Before poetry existed, Nature sang poetry; before the colors were named, Nature created colors. The human spirit saw them, felt them and made them our own. Only then were we able to become poets, to reproduce colors. Compasses of our existence, our oldest relics were stones, pebbles, basins of water, altars in the forest. Our vision lay beyond distant cliffs. Our origins haunt us, we carry them inside and they surface once we heed them; thus, we approach the mystery of what we are. 

The living, poetry stained canvases of Virginia Chávez palpitate with a voice from within, the same one that possesses us. Their inner light is not visible: its presence lies in the silence, in the deepest part of our being where sea and land are deposited: in the heavens, in tree sap, in animal stares, in the passage of the wind. Virginia pursues that voice through the torn colors of her organic, thorough palette; through her meticulous process. That is why she ritualizes her painting; it is a ceremony of communion. She becomes one with colors and textures. She blends, she surrenders.
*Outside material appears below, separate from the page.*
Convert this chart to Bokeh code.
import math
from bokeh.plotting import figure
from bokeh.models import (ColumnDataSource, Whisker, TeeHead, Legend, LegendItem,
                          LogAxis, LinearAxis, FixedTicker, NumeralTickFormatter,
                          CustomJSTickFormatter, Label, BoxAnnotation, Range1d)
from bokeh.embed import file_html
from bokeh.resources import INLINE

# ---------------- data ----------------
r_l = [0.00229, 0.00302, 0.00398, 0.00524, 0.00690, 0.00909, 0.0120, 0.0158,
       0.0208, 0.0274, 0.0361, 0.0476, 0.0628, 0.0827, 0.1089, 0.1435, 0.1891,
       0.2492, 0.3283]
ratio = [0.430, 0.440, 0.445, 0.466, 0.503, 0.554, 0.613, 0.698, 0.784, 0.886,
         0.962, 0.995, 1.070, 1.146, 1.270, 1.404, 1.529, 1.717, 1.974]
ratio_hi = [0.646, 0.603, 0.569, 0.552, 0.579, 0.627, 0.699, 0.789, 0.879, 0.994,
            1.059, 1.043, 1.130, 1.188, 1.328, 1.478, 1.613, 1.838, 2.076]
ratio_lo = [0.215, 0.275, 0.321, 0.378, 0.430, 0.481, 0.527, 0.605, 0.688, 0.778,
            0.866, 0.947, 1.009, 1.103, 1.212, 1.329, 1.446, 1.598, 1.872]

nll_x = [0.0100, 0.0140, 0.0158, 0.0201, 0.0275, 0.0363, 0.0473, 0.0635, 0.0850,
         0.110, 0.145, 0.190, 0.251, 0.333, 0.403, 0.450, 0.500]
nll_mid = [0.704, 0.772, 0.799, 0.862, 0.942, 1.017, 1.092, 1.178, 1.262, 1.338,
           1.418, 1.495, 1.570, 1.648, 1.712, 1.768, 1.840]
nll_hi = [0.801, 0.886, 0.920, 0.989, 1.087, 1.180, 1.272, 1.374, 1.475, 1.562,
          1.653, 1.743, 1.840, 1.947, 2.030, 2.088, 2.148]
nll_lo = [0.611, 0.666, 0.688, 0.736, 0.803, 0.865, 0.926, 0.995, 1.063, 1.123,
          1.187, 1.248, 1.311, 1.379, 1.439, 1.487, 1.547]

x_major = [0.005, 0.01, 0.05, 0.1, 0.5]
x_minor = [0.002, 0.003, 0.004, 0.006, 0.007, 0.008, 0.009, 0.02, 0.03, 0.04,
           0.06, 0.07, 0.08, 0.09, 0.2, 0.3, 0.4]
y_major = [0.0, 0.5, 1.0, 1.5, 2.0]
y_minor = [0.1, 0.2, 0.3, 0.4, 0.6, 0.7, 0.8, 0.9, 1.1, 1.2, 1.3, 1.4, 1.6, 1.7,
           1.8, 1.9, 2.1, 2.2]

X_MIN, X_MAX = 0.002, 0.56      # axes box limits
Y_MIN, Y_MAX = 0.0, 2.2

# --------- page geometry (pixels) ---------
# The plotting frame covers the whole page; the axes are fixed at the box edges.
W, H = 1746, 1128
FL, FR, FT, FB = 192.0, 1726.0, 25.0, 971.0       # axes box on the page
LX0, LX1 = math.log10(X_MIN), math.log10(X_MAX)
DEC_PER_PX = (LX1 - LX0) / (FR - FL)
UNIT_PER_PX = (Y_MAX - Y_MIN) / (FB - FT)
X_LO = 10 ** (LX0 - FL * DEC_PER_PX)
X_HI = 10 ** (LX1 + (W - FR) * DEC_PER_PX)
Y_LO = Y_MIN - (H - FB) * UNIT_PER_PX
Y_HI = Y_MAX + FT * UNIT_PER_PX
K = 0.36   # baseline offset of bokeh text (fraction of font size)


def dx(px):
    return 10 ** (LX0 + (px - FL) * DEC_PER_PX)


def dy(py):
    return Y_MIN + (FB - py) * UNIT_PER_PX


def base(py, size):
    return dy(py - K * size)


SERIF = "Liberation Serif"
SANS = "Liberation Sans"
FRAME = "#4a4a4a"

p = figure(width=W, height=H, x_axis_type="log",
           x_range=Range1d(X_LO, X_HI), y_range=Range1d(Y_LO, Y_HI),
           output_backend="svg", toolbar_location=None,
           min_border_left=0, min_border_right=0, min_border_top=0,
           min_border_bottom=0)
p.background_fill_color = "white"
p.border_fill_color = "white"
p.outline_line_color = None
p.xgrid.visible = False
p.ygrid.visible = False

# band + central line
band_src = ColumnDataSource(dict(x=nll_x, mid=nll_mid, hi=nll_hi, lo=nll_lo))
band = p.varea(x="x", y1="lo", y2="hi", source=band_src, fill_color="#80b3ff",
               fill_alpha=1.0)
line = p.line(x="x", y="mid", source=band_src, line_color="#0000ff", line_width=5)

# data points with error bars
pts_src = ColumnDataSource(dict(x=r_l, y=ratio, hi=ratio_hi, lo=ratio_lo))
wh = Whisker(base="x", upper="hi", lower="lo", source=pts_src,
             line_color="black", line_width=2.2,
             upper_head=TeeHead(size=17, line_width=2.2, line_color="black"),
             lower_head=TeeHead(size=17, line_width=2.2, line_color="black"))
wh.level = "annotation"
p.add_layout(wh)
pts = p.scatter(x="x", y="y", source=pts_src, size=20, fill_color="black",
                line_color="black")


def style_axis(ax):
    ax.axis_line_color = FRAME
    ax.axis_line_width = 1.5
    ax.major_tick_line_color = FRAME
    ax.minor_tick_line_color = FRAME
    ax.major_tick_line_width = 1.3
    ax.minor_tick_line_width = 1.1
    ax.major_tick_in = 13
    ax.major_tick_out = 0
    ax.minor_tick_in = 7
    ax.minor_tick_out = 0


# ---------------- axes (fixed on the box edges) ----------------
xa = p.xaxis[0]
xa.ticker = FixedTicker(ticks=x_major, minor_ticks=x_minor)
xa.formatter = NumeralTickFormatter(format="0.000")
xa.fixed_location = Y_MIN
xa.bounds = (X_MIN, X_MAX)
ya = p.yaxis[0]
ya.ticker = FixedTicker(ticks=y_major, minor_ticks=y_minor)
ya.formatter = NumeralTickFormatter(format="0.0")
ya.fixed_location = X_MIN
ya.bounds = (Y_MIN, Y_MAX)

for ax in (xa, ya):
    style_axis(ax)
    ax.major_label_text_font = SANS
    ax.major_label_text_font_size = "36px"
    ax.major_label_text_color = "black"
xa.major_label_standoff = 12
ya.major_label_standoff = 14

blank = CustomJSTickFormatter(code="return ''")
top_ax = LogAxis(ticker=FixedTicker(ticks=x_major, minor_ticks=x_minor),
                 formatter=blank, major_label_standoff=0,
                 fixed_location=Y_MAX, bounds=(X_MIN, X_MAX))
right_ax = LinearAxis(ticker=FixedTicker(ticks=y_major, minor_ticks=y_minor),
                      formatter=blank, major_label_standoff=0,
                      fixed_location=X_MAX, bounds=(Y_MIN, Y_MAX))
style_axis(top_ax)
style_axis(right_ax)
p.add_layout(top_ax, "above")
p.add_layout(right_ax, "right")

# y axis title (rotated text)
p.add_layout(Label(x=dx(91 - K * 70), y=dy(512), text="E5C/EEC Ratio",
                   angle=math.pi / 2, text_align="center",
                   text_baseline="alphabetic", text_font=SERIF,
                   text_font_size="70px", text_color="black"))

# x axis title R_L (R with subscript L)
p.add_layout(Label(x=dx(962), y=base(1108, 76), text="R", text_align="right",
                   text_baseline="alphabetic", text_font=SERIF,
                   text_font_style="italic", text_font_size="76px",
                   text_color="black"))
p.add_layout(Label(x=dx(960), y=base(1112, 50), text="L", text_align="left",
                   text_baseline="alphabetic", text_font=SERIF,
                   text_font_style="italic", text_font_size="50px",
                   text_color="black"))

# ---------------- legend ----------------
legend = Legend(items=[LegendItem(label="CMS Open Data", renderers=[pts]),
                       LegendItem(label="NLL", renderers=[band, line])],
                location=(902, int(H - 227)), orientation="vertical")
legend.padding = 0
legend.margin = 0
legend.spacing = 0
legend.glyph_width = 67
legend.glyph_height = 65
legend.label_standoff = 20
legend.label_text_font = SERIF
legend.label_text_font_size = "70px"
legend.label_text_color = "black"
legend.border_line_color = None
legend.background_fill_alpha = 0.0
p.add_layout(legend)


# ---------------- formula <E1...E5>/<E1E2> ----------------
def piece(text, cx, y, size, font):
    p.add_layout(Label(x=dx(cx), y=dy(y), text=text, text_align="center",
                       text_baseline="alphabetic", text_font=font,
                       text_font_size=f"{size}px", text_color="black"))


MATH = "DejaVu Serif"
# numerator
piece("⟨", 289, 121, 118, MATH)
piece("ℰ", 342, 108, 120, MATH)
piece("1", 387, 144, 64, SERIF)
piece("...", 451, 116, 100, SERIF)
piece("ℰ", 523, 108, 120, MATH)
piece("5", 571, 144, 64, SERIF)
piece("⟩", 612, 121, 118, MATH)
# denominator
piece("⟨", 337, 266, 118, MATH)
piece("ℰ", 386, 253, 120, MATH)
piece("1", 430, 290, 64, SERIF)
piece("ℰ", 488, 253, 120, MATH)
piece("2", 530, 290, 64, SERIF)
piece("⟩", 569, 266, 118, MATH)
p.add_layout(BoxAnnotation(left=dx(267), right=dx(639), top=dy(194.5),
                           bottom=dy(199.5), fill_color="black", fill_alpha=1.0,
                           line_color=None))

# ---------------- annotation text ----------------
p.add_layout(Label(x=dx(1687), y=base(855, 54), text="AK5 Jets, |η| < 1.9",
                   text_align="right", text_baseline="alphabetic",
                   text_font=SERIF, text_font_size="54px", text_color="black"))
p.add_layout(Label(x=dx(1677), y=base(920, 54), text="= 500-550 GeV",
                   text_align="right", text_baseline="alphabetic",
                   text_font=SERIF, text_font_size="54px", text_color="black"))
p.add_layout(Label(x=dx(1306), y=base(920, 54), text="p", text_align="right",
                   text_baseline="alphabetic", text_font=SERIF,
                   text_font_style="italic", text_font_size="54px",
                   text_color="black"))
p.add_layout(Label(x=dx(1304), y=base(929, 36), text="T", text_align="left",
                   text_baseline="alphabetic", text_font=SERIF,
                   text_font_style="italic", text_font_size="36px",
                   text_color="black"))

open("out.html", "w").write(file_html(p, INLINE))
Blue Earth is Blue Life because we see the soul of Virginia lend meaning to her quiet, everyday existence without goals, without limits. She paints to live, paints to pray, paints to be. The canvases of Virginia must be touched just as you would touch a stone, or as we touch our chests when we breathe. They must be heeded and restored to our memories. Dozens of layers of pigments, long and slow processes in continuous reverberation, allowing temperatures to escape, years of color. The landscape is volcanic at times, at others it is the imperceptible passage of water through entrails, a body that melts into sea and cavern. Equilibrium becomes an instant where silence is everything, where peace insulates us, where we recover everything we have left behind, where we become that pebble once again there, in the symmetrical construction of every fragment of Virginia's paintings. The abstraction of an order by steps that explore a path, that experience every space inhabited by its own time, by our sense of touch, by meditation.
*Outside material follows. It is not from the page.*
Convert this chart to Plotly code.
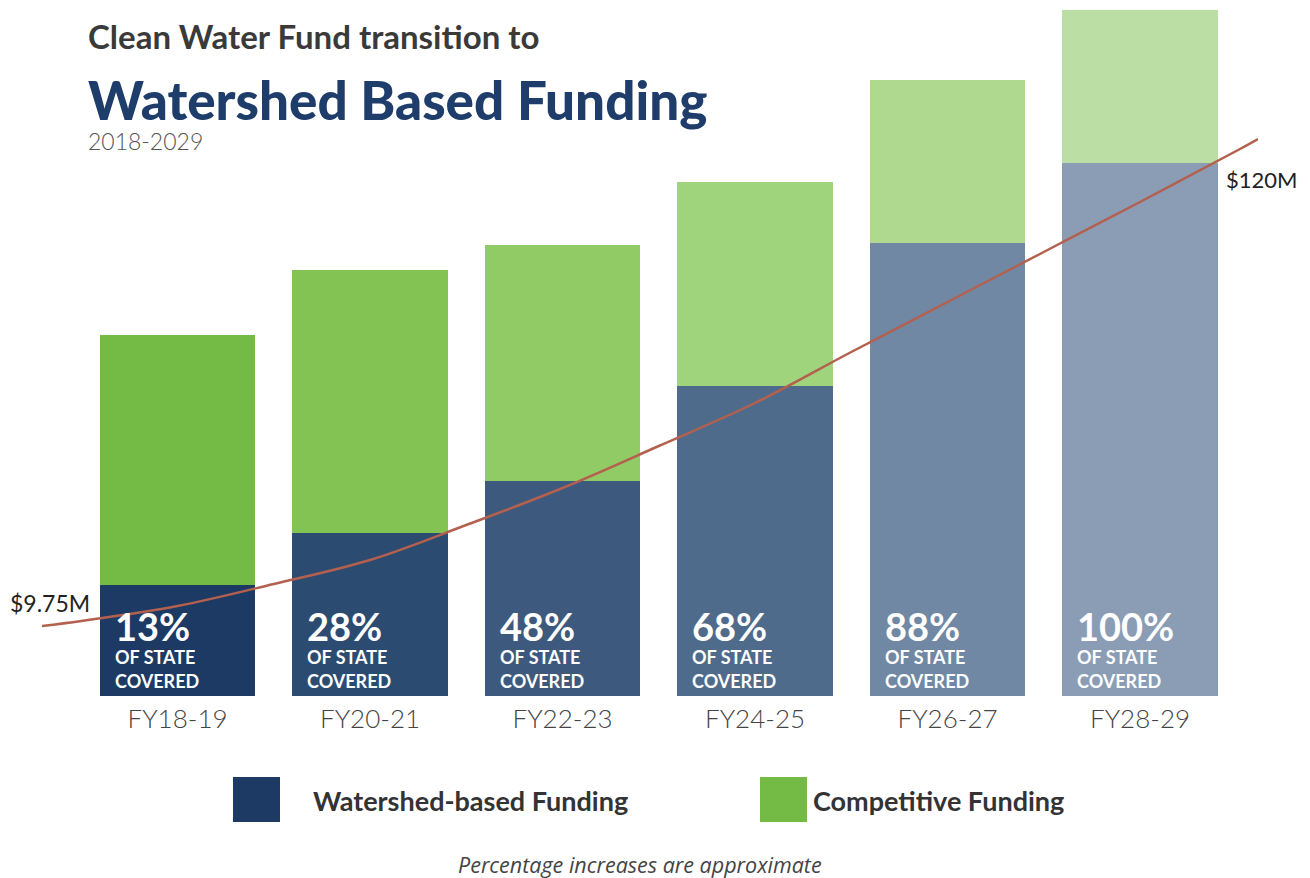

Virginia embarks on her lost works in order to dwell in them, to make of each canvas a refuge; then, she lends shape to the wind that cleanses, the land that sustains, the water that enlivens and in the midst of all this, she paints. She paints. Her colors feel; that is why we experience them and are able to rest or weep on them. Nature knows how much our senses need her, she knows we must perceive her temperature and drives. The sensations she bestows on us are knowledge; she is our great teacher, our guide. To obey her is to feel her. Virginia feels color, she turned blue into a whole that blankets the Earth. The infinite tones given to us by the Earth make love to the shades of blue. Her dedication to searching for them and capturing them is what engages Virginia's work in endless meditation, a mantra sung until it becomes real life. The paintings of Blue Earth invoke through their secret harmony those early altars that joined rituals to life, eternally summoning silence. She paints the limbo of leaves, the delicate order within the movement of water, the vast expanses we inhabit, so that we may understand we carry all this inside. Virginia evokes, investigates and connects the abstraction of that essence, using her canvas to build mysticism.